See Greater Efficiency
It can not be denied that much detailed work is done by Phillips Brooks House. This is clearly evidenced by Voluminous reports carefully prepared every year by the many committees connected with this federation. But what do these reports mean and toward what end do they point? Do they signify that our work here is really progressing? Is Phillips Brooks House meaning more and more each year to the undergraduate? Or is our work becoming less and less useful? These are the questions which must be answered in order to frame such policies as will make for progress. This past year I feel that our work has taken the direction of more efficiency, not however, sacrificing the personal element, and of attaining a more powerful position in the eyes of the undergraduate. There are two reasons which account to a great extent for these improvements. One is because we are stressing not the soliciting of large numbers men to serve the interests of Phillips Brooks House, but the quality of the persons volunteering their services. We would rather have only 25 good earnest workers than a hundred half-hearted martyr volunteers. We frankly do not want a man to be the leader of a boys club or do any work here unless he has the interest of Phillips Brooks House very much at heart. There is no use having an organization of any kind unless every person connected with it is giving his best work. Therefore, I maintain that, unless our officers continue the policy of permitting only wholehearted volunteers to serve, this organization will fail and never hold a position of importance in the life of the undergraduate. The other reason is because Brooks House itself is being used more than ever before for lectures conferences, and dinners. This follows a policy begun this year of confining as nearly as possible all activities in this building. In this way the undergraduate is becoming more and more acquainted with the building itself and with the work done here. For there is no doubt that the more the student body knows what Phillips Brooks House means by actual contact with it, the stronger its position in the students' estimation. For the work of Brooks House speaks for itself. But we must make every effort to inform those who do not know about what is going on here.

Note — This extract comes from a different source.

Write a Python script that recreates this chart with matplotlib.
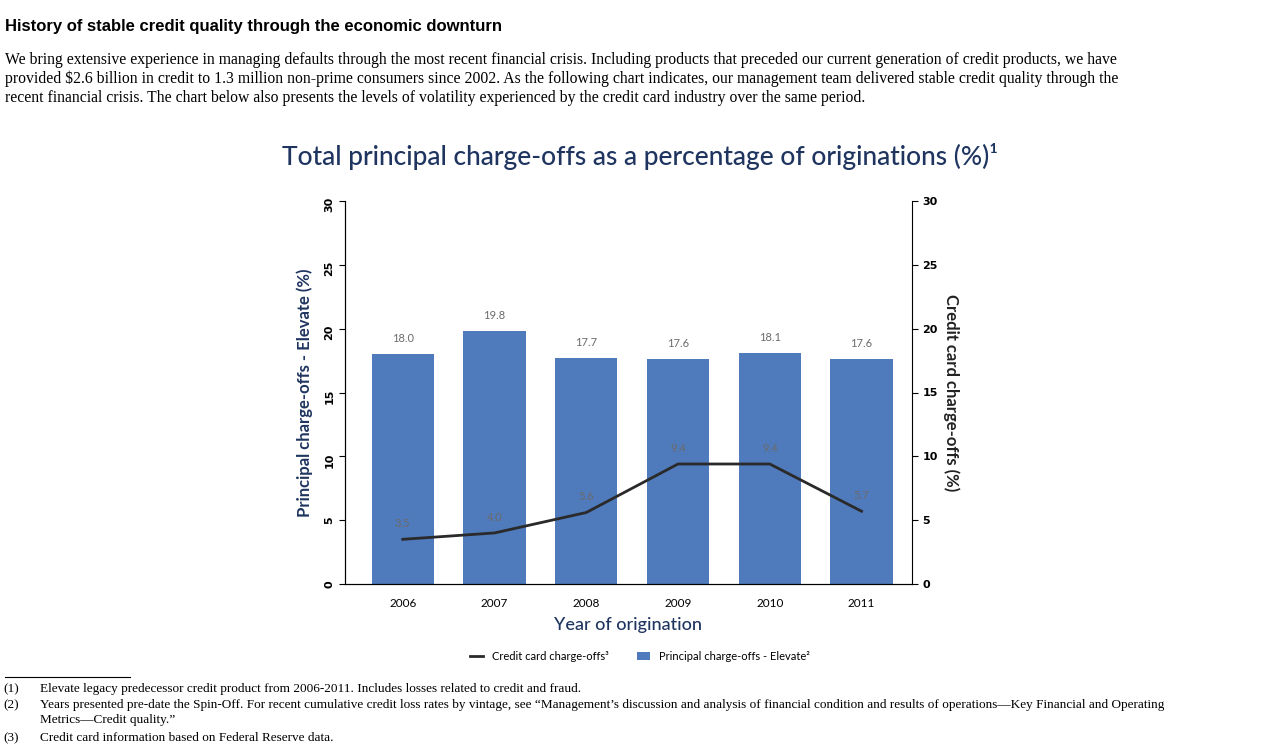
import matplotlib.pyplot as plt

years = ["2006", "2007", "2008", "2009", "2010", "2011"]
elevate = [18.0, 19.8, 17.7, 17.6, 18.1, 17.6]
credit_card = [3.5, 4.0, 5.6, 9.4, 9.4, 5.7]

navy = "#1f3560"
bar_color = "#4f7abb"
grey = "#6b6b6b"

fig = plt.figure(figsize=(12.8, 7.52), dpi=100)

# document text
fig.text(5/1280, 1-26/752, "History of stable credit quality through the economic downturn",
         fontsize=12, fontweight="bold", family="Liberation Sans", va="center")
para = ["We bring extensive experience in managing defaults through the most recent financial crisis. Including products that preceded our current generation of credit products, we have",
        "provided $2.6 billion in credit to 1.3 million non-prime consumers since 2002. As the following chart indicates, our management team delivered stable credit quality through the",
        "recent financial crisis. The chart below also presents the levels of volatility experienced by the credit card industry over the same period."]
for i, line in enumerate(para):
    fig.text(5/1280, 1-(60+19*i)/752, line, fontsize=11.3, family="Liberation Serif", va="center")

fig.text(640/1280, 1-157/752, "Total principal charge-offs as a percentage of originations (%)\u00b9",
         fontsize=19, color=navy, family="Lato", fontweight="medium", ha="center", va="center")

ax = fig.add_axes([345/1280, 1-584/752, 567/1280, 383/752])
x = list(range(len(years)))
ax.bar(x, elevate, width=0.68, color=bar_color, label="Principal charge-offs - Elevate\u00b2")
ax.plot(x, credit_card, color="#2a2a2a", lw=2, label="Credit card charge-offs\u00b3")
for xi, v in zip(x, elevate):
    ax.text(xi, v + 0.8, f"{v:.1f}", ha="center", va="bottom", fontsize=8, color=grey, family="Lato")
for xi, v in zip(x, credit_card):
    ax.text(xi, v + 0.8, f"{v:.1f}", ha="center", va="bottom", fontsize=8, color=grey, family="Lato")

ax.set_xlim(-0.63, 5.55)
ax.set_ylim(0, 30)
ax.set_xticks(x)
ax.set_xticklabels(years, fontsize=8.5, family="Lato")
ax.tick_params(axis="x", length=0, pad=10)
ax.set_yticks(range(0, 31, 5))
ax.tick_params(axis="y", labelsize=8, labelrotation=90, length=4)
for lab in ax.get_yticklabels():
    lab.set_fontweight("bold")
ax.spines["top"].set_visible(False)
ax.spines["right"].set_visible(False)
ax.set_ylabel("Principal charge-offs - Elevate (%)", fontsize=12, color=navy, family="Lato",
              fontweight="bold", labelpad=8)
ax.set_xlabel("Year of origination", fontsize=13, color=navy, family="Lato", fontweight="medium",
              labelpad=6)

ax2 = ax.twinx()
ax2.set_ylim(0, 30)
ax2.set_yticks(range(0, 31, 5))
ax2.tick_params(axis="y", labelsize=8, length=4)
for lab in ax2.get_yticklabels():
    lab.set_fontweight("bold")
ax2.spines["top"].set_visible(False)
ax2.set_ylabel("Credit card charge-offs (%)", fontsize=12, color="#222222", family="Lato",
               fontweight="bold", rotation=-90, labelpad=16)

h1, l1 = ax.get_legend_handles_labels()
fig.legend(h1, l1, loc="center", bbox_to_anchor=(640/1280, 1-656/752), ncol=2, frameon=False,
           prop={"family": "Lato", "size": 8}, handlelength=1.2, columnspacing=2.5)

# footnotes
fig.add_artist(plt.Line2D([5/1280, 130/1280], [1-677/752, 1-677/752], color="black", lw=0.8))
notes = [("(1)", "Elevate legacy predecessor credit product from 2006-2011. Includes losses related to credit and fraud.", 689),
         ("(2)", "Years presented pre-date the Spin-Off. For recent cumulative credit loss rates by vintage, see \u201cManagement\u2019s discussion and analysis of financial condition and results of operations\u2014Key Financial and Operating", 705),
         ("", "Metrics\u2014Credit quality.\u201d", 720),
         ("(3)", "Credit card information based on Federal Reserve data.", 738)]
for num, txt, y in notes:
    fig.text(3/1280, 1-y/752, num, fontsize=9.5, family="Liberation Serif", va="center")
    fig.text(40/1280, 1-y/752, txt, fontsize=9.5, family="Liberation Serif", va="center")

fig.savefig("out.png", dpi=100)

Appleton Thought Inadequate
Before closing I wish to mention that this year's cabinet recommended the building of a new chapel. For it has long been thought that Appleton Chapel was inadequate and inappropriate to be in accord with the religious life and tradition of Harvard University. Also, as you have already heard, a petition has been sent in to the Committee on Instruction requesting them to provide a course on religion established on similar lines to the course in History I and Philosophy A, with a view to giving a student a chance to learn the complete history of religion. Respectfully submitted. B. F. Rice Bassett '25, President.
Christian Association Has Many Varied Activities
Although no great changes have taken place in the work of the Christian Association this year, some minor changes have been made and the scope of the work somewhat enlarged, which will undoubtedly mean important changes in the future.